Building on a global brand?

In March 2017 the Ministry of Education and Culture published an Action Plan Report for Global Education Brand Finland – written by William Doyle, a lecturer in media and education at the University of Eastern Finland, who is also an award-winning and bestselling author and TV producer in the US – with the additional pledge that “in Finland you will be served in English”.

The aim is to promote Finland as the “home of high-quality education” and “give all students the skills needed to succeed in an open, global world and to form genuinely international higher education and research communities”.
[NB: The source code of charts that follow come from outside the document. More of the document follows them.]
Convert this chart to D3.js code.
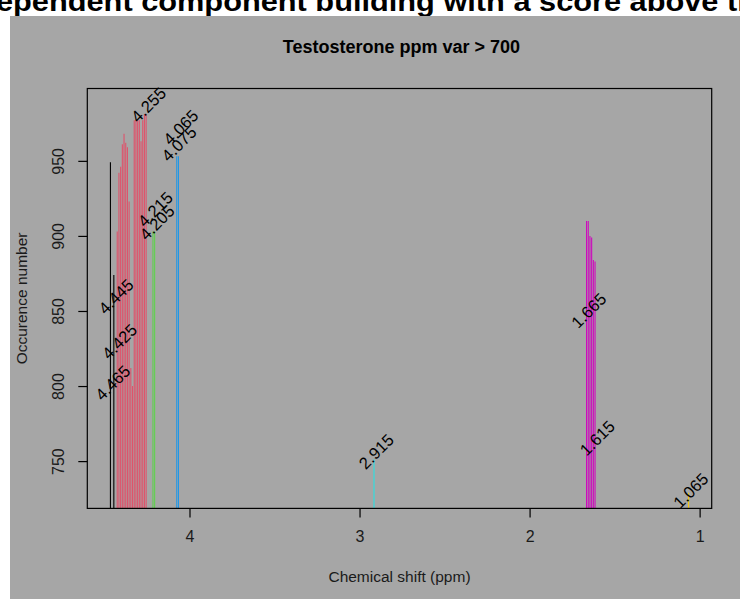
<!DOCTYPE html>
<html>
<head>
<meta charset="utf-8">
<script src="https://cdn.jsdelivr.net/npm/d3@7"></script>
<style>
  html, body { margin: 0; padding: 0; background: #ffffff; }
  svg { display: block; }
  text { font-family: "Liberation Sans", Arial, sans-serif; }
</style>
</head>
<body>
<svg id="chart" width="740" height="599"></svg>
<script>
// Chemical shifts (ppm) of the retained variables, grouped by component
const ppm = [
  4.465, 4.445,
  4.425, 4.415, 4.405, 4.395, 4.385, 4.375, 4.365, 4.355, 4.345,
  4.335, 4.325, 4.315, 4.305, 4.295, 4.285, 4.275, 4.265, 4.255,
  4.215, 4.205,
  4.075, 4.065,
  2.915,
  1.665, 1.655, 1.645, 1.635, 1.625, 1.615,
  1.065
];
// Occurrence number of each variable
const occurrence = [
  949, 874,
  903, 942, 946, 961, 968, 962, 959, 923, 812,
  800, 977, 977, 978, 977, 963, 977, 981, 981,
  903, 903,
  953, 953,
  751,
  910, 910, 900, 899, 884, 883,
  729
];
// Component index (1-based) of each variable
const component = [
  1, 1,
  2, 2, 2, 2, 2, 2, 2, 2, 2,
  2, 2, 2, 2, 2, 2, 2, 2, 2,
  3, 3,
  4, 4,
  5,
  6, 6, 6, 6, 6, 6,
  7
];
// Annotated shifts and the occurrence level their labels sit at
const labelPpm = [4.465, 4.445, 4.425, 4.255, 4.215, 4.205, 4.075, 4.065, 2.915, 1.665, 1.615, 1.065];
const labelOcc = [802.1, 859.6, 829.6, 987.4, 917.8, 908.9, 961.3, 972.4, 756.4, 850.3, 765.3, 730.4];

const xTicks = [4, 3, 2, 1];
const yTicks = [750, 800, 850, 900, 950];
const yLimits = [718.5, 998.2];

const palette = ["#000000", "#DF536B", "#61D04F", "#2297E6", "#28E2E5", "#CD0BBC", "#F5C710"];

const pageTitle = "ependent component building with a score above th";
const plotTitle = "Testosterone ppm var > 700";
const xTitle = "Chemical shift (ppm)";
const yTitle = "Occurence number";

const svg = d3.select("#chart");
const W = 740, H = 599;
const plot = { left: 87.3, right: 711.7, top: 88.5, bottom: 508.4 };

// page heading, cut by the top edge
svg.append("text")
  .attr("x", -4).attr("y", 11)
  .attr("font-size", 27).attr("font-weight", "bold")
  .attr("fill", "#000")
  .attr("textLength", 760).attr("lengthAdjust", "spacingAndGlyphs")
  .text(pageTitle);

// grey device background
svg.append("rect")
  .attr("x", 10).attr("y", 16).attr("width", W - 10).attr("height", H - 16)
  .attr("fill", "#a6a6a6");

// x extent padded by 4% like a base graphics plot, reversed axis
const xExt = d3.extent(ppm);
const xPad = (xExt[1] - xExt[0]) * 0.04;
const x = d3.scaleLinear()
  .domain([xExt[1] + xPad, xExt[0] - xPad])
  .range([plot.left, plot.right]);
const y = d3.scaleLinear()
  .domain(yLimits)
  .range([plot.bottom, plot.top]);

svg.append("defs").append("clipPath").attr("id", "plotclip")
  .append("rect")
  .attr("x", plot.left).attr("y", plot.top)
  .attr("width", plot.right - plot.left).attr("height", plot.bottom - plot.top);

// vertical lines (type "h")
const data = ppm.map((p, i) => ({ p, o: occurrence[i], c: component[i] }));
svg.append("g").attr("clip-path", "url(#plotclip)")
  .selectAll("line").data(data).enter().append("line")
  .attr("x1", d => x(d.p)).attr("x2", d => x(d.p))
  .attr("y1", plot.bottom).attr("y2", d => y(d.o))
  .attr("stroke", d => palette[d.c - 1])
  .attr("stroke-width", 1.1);

// shift labels, rotated 45 degrees
svg.append("g").selectAll("text").data(labelPpm).enter().append("text")
  .attr("transform", (p, i) => `translate(${x(p) + 2.3},${y(labelOcc[i])}) rotate(-45)`)
  .attr("text-anchor", "middle").attr("dy", "0.35em")
  .attr("font-size", 16.5).attr("fill", "#000")
  .text(p => p.toFixed(3));

// plot frame
svg.append("rect")
  .attr("x", plot.left).attr("y", plot.top)
  .attr("width", plot.right - plot.left).attr("height", plot.bottom - plot.top)
  .attr("fill", "none").attr("stroke", "#000").attr("stroke-width", 1.2);

// x axis
const xAxis = svg.append("g").attr("transform", `translate(0,${plot.bottom})`)
  .call(d3.axisBottom(x).tickValues(xTicks).tickSize(9).tickSizeOuter(0).tickFormat(d3.format("d")));
xAxis.select(".domain").remove();
xAxis.selectAll(".tick line").attr("stroke", "#000").attr("stroke-width", 1.2);
xAxis.selectAll(".tick text")
  .attr("y", 28).attr("dy", "0.35em")
  .attr("font-size", 16).attr("fill", "#1a1a1a")
  .attr("font-family", "Liberation Sans, Arial, sans-serif");

// y axis with labels parallel to the axis
const yAxis = svg.append("g").attr("transform", `translate(${plot.left},0)`)
  .call(d3.axisLeft(y).tickValues(yTicks).tickSize(9).tickSizeOuter(0).tickFormat(d3.format("d")));
yAxis.select(".domain").remove();
yAxis.selectAll(".tick line").attr("stroke", "#000").attr("stroke-width", 1.2);
yAxis.selectAll(".tick text")
  .attr("x", null).attr("dy", null)
  .attr("transform", "translate(-29,0) rotate(-90)")
  .attr("text-anchor", "middle").attr("dy", "0.35em")
  .attr("font-size", 16).attr("fill", "#1a1a1a")
  .attr("font-family", "Liberation Sans, Arial, sans-serif");

// titles
svg.append("text")
  .attr("x", (plot.left + plot.right) / 2 + 2).attr("y", 53)
  .attr("text-anchor", "middle")
  .attr("font-size", 18).attr("font-weight", "bold").attr("fill", "#000")
  .text(plotTitle);

svg.append("text")
  .attr("x", (plot.left + plot.right) / 2).attr("y", 582)
  .attr("text-anchor", "middle")
  .attr("font-size", 15.5).attr("fill", "#1a1a1a")
  .text(xTitle);

svg.append("text")
  .attr("transform", `translate(27,${(plot.top + plot.bottom) / 2}) rotate(-90)`)
  .attr("text-anchor", "middle")
  .attr("font-size", 15.5).attr("fill", "#1a1a1a")
  .text(yTitle);
</script>
</body>
</html>
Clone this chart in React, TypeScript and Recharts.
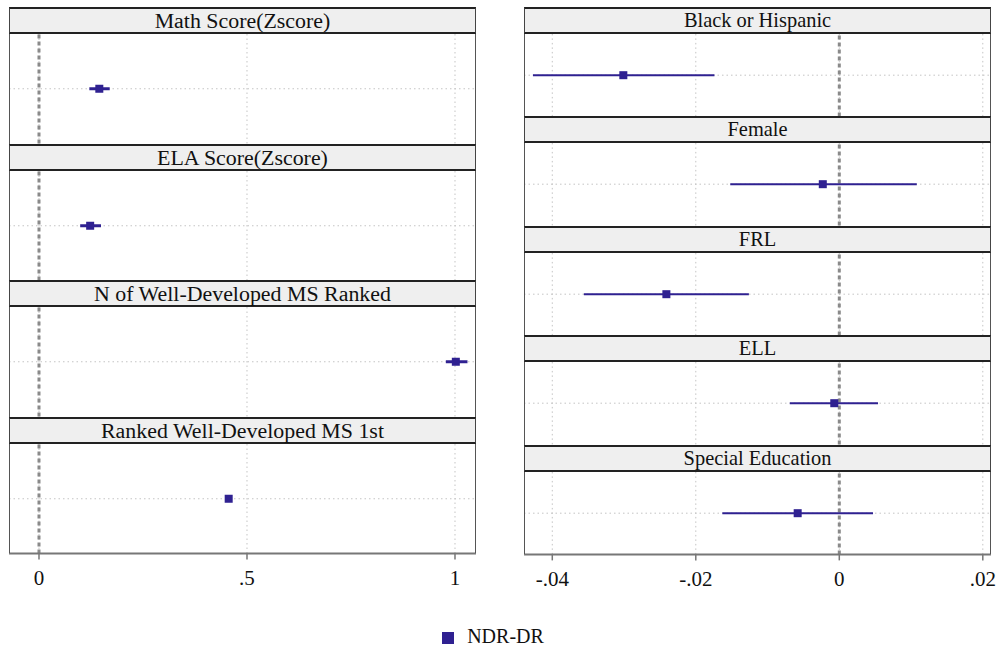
import React from 'react';
import { ScatterChart, Scatter, ErrorBar, XAxis, YAxis, ReferenceLine, Legend } from 'recharts';

const COLOR = '#2f2191';
const FONT = "'Liberation Serif', 'Times New Roman', Times, serif";

// Left column (outcomes)
const leftLabels = ['Math Score(Zscore)', 'ELA Score(Zscore)', 'N of Well-Developed MS Ranked', 'Ranked Well-Developed MS 1st'];
const leftEst = [0.145, 0.123, 1.002, 0.456];
const leftLow = [0.121, 0.099, 0.978, 0.449];
const leftHigh = [0.170, 0.149, 1.030, 0.463];
const leftTicks = [0, 0.5, 1];
const leftTickLabels = ['0', '.5', '1'];
const leftDomain: [number, number] = [-0.0721, 1.0505];

// Right column (characteristics)
const rightLabels = ['Black or Hispanic', 'Female', 'FRL', 'ELL', 'Special Education'];
const rightEst = [-0.0301, -0.0023, -0.0241, -0.0007, -0.0058];
const rightLow = [-0.0427, -0.0152, -0.0356, -0.0069, -0.0163];
const rightHigh = [-0.0174, 0.0108, -0.0126, 0.0054, 0.0047];
const rightTicks = [-0.04, -0.02, 0, 0.02];
const rightTickLabels = ['-.04', '-.02', '0', '.02'];
const rightDomain: [number, number] = [-0.04394, 0.02114];

const seriesName = 'NDR-DR';

const Square = (props: any) => {
  const { cx, cy } = props;
  if (cx == null || cy == null) return null;
  return <rect x={cx - 4} y={cy - 4} width={8} height={8} fill={COLOR} />;
};

type PanelProps = {
  label: string; est: number; low: number; high: number;
  domain: [number, number]; ticks: number[]; tickLabels: string[];
  x: number; top: number; width: number; stripH: number; plotH: number;
  showAxis: boolean; lineW: number; stripFont: number;
};

function Panel(p: PanelProps) {
  const data = [{ x: p.est, y: 0.5, err: [p.est - p.low, p.high - p.est] }];
  const axisH = p.showAxis ? 45 : 0;
  const pad = 20;
  return (
    <>
      <div style={{ position: 'absolute', left: p.x - pad, top: p.top + p.stripH, width: p.width + 2 * pad, height: p.plotH + axisH }}>
        <ScatterChart width={p.width + 2 * pad} height={p.plotH + axisH} margin={{ top: 0, right: pad, bottom: 0, left: pad }}>
          <XAxis
            type="number"
            dataKey="x"
            domain={p.domain}
            allowDataOverflow
            ticks={p.ticks}
            interval={0}
            hide={!p.showAxis}
            height={axisH}
            tickFormatter={(v: number) => p.tickLabels[p.ticks.indexOf(v)] ?? String(v)}
            tick={{ fill: '#111', fontSize: 21, fontFamily: FONT }}
            tickSize={6}
            tickMargin={11}
            axisLine={{ stroke: '#777', strokeWidth: 2 }}
            tickLine={{ stroke: '#777', strokeWidth: 1.5 }}
          />
          <YAxis type="number" dataKey="y" domain={[0, 1]} hide />
          {p.ticks.map((t) => (
            <ReferenceLine key={t} x={t} stroke="#c4c4c4" strokeDasharray="1.5 3" strokeWidth={1} />
          ))}
          <ReferenceLine y={0.5} stroke="#c4c4c4" strokeDasharray="1.5 3" strokeWidth={1} />
          <ReferenceLine x={0} stroke="#8a8a8a" strokeWidth={3} strokeDasharray="4 3" />
          <Scatter name={seriesName} data={data} fill={COLOR} shape={Square} isAnimationActive={false}>
            <ErrorBar dataKey="err" direction="x" width={0} stroke={COLOR} strokeWidth={p.lineW} isAnimationActive={false} />
          </Scatter>
        </ScatterChart>
      </div>
      <div
        style={{
          position: 'absolute', left: p.x, top: p.top + p.stripH, width: p.width, height: p.plotH,
          boxSizing: 'border-box', borderLeft: '1.5px solid #555', borderRight: '1.5px solid #555',
          pointerEvents: 'none',
        }}
      />
      <div
        style={{
          position: 'absolute', left: p.x, top: p.top, width: p.width, height: p.stripH,
          boxSizing: 'border-box', background: '#efefef',
          borderTop: '2px solid #222', borderBottom: '2px solid #222',
          borderLeft: '1.5px solid #444', borderRight: '1.5px solid #444',
          textAlign: 'center', fontFamily: FONT, fontSize: p.stripFont, color: '#111',
          lineHeight: `${p.stripH - 4}px`, whiteSpace: 'nowrap',
        }}
      >
        {p.label}
      </div>
    </>
  );
}

export default function App() {
  const leftX = 9, rightX = 524, colW = 467;
  const leftPanelH = 136.5, rightPanelH = 109.4, stripH = 27, top0 = 7;
  return (
    <div style={{ position: 'absolute', left: 0, top: 0, width: 996, height: 648, background: '#fff', overflow: 'hidden', fontFamily: FONT }}>
      {leftLabels.map((l, i) => (
        <Panel
          key={l}
          label={l}
          est={leftEst[i]} low={leftLow[i]} high={leftHigh[i]}
          domain={leftDomain} ticks={leftTicks} tickLabels={leftTickLabels}
          x={leftX} top={top0 + i * leftPanelH} width={colW}
          stripH={stripH} plotH={leftPanelH - stripH}
          showAxis={i === leftLabels.length - 1} lineW={3} stripFont={21.9}
        />
      ))}
      {rightLabels.map((l, i) => (
        <Panel
          key={l}
          label={l}
          est={rightEst[i]} low={rightLow[i]} high={rightHigh[i]}
          domain={rightDomain} ticks={rightTicks} tickLabels={rightTickLabels}
          x={rightX} top={top0 + i * rightPanelH} width={colW}
          stripH={stripH} plotH={rightPanelH - stripH}
          showAxis={i === rightLabels.length - 1} lineW={2} stripFont={20.4}
        />
      ))}
      <div style={{ position: 'absolute', left: 0, top: 623, width: 996, height: 25 }}>
        <ScatterChart width={996} height={25} margin={{ top: 0, right: 0, bottom: 0, left: 0 }}>
          <XAxis type="number" dataKey="x" hide domain={[0, 1]} />
          <YAxis type="number" dataKey="y" hide domain={[0, 1]} />
          <Scatter name={seriesName} data={[]} fill={COLOR} legendType="square" isAnimationActive={false} />
          <Legend
            verticalAlign="top"
            align="center"
            iconSize={12}
            wrapperStyle={{ top: 2, fontFamily: FONT, fontSize: 20 }}
            formatter={(value: string) => <span style={{ color: '#111', marginLeft: 9, fontFamily: FONT }}>{value}</span>}
          />
        </ScatterChart>
      </div>
    </div>
  );
}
Based on three years of consultations with Finnish and global experts, Doyle provides a set of recommendations on how to build on Finland’s reputation and market its expertise to help the country fulfil its potential as “the world’s education superpower” through education export and exchange.

However, he warns that the world will not flock to Finland on its own. “It needs to issue a compelling invitation, with a powerful marketing story – based on imagination and evidence.”

And he laments a “glaring case of missed opportunity” when the World Economic Forum’s number one ranking for Finland’s education system came and went in late 2016 with very little impact.

“Finland should make such news a cause for global attention, celebration and brand publicity,” he said. “The good news is, as the author of this report and many other ‘education pilgrims’ can attest, Finland delivers on the dream once you connect with it.”

In this year’s World Economic Forum ranking of the quality of education systems, Finland came third.